start
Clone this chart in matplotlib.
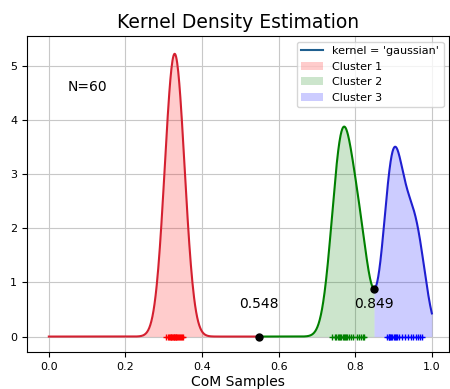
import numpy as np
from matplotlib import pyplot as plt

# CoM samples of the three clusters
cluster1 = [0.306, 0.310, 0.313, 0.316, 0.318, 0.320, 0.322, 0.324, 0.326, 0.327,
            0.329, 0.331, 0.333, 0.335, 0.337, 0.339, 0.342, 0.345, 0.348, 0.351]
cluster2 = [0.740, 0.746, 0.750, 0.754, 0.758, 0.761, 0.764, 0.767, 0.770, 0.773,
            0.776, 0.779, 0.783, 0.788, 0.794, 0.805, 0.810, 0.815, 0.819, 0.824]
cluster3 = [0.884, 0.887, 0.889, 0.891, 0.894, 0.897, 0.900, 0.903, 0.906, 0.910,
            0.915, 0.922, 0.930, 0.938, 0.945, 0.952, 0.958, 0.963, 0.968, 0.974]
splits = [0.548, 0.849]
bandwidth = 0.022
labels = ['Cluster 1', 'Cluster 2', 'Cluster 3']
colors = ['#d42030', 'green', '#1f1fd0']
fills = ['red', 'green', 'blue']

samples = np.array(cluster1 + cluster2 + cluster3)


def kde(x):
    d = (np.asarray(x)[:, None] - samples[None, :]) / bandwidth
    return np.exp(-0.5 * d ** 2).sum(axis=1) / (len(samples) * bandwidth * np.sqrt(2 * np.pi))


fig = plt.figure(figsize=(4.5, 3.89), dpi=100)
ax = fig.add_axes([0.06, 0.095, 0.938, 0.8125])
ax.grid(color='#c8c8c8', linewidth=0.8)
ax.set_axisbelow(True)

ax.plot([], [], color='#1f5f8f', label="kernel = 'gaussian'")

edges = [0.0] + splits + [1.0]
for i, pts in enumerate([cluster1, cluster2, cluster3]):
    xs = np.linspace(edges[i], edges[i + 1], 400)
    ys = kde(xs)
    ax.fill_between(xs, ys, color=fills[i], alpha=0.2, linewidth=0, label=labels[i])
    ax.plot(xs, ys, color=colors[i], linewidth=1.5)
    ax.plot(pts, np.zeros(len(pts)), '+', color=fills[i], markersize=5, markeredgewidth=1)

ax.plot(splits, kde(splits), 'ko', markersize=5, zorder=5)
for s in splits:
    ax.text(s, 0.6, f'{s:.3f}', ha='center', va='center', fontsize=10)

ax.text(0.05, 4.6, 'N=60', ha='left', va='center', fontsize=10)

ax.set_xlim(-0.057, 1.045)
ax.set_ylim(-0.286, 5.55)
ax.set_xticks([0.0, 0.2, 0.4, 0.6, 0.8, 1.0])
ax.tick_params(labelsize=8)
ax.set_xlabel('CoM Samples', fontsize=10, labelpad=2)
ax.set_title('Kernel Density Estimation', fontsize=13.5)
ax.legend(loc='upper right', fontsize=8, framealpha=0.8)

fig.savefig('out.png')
end
▶ _What to work on_
Exactly reproduce the run of lines from the start of the listing through the line with "from matplotlib import pyplot as plt", inclusive; pictures are not copied.

▶ _Problem solution_
Clone this chart in matplotlib.
import numpy as np
from matplotlib import pyplot as plt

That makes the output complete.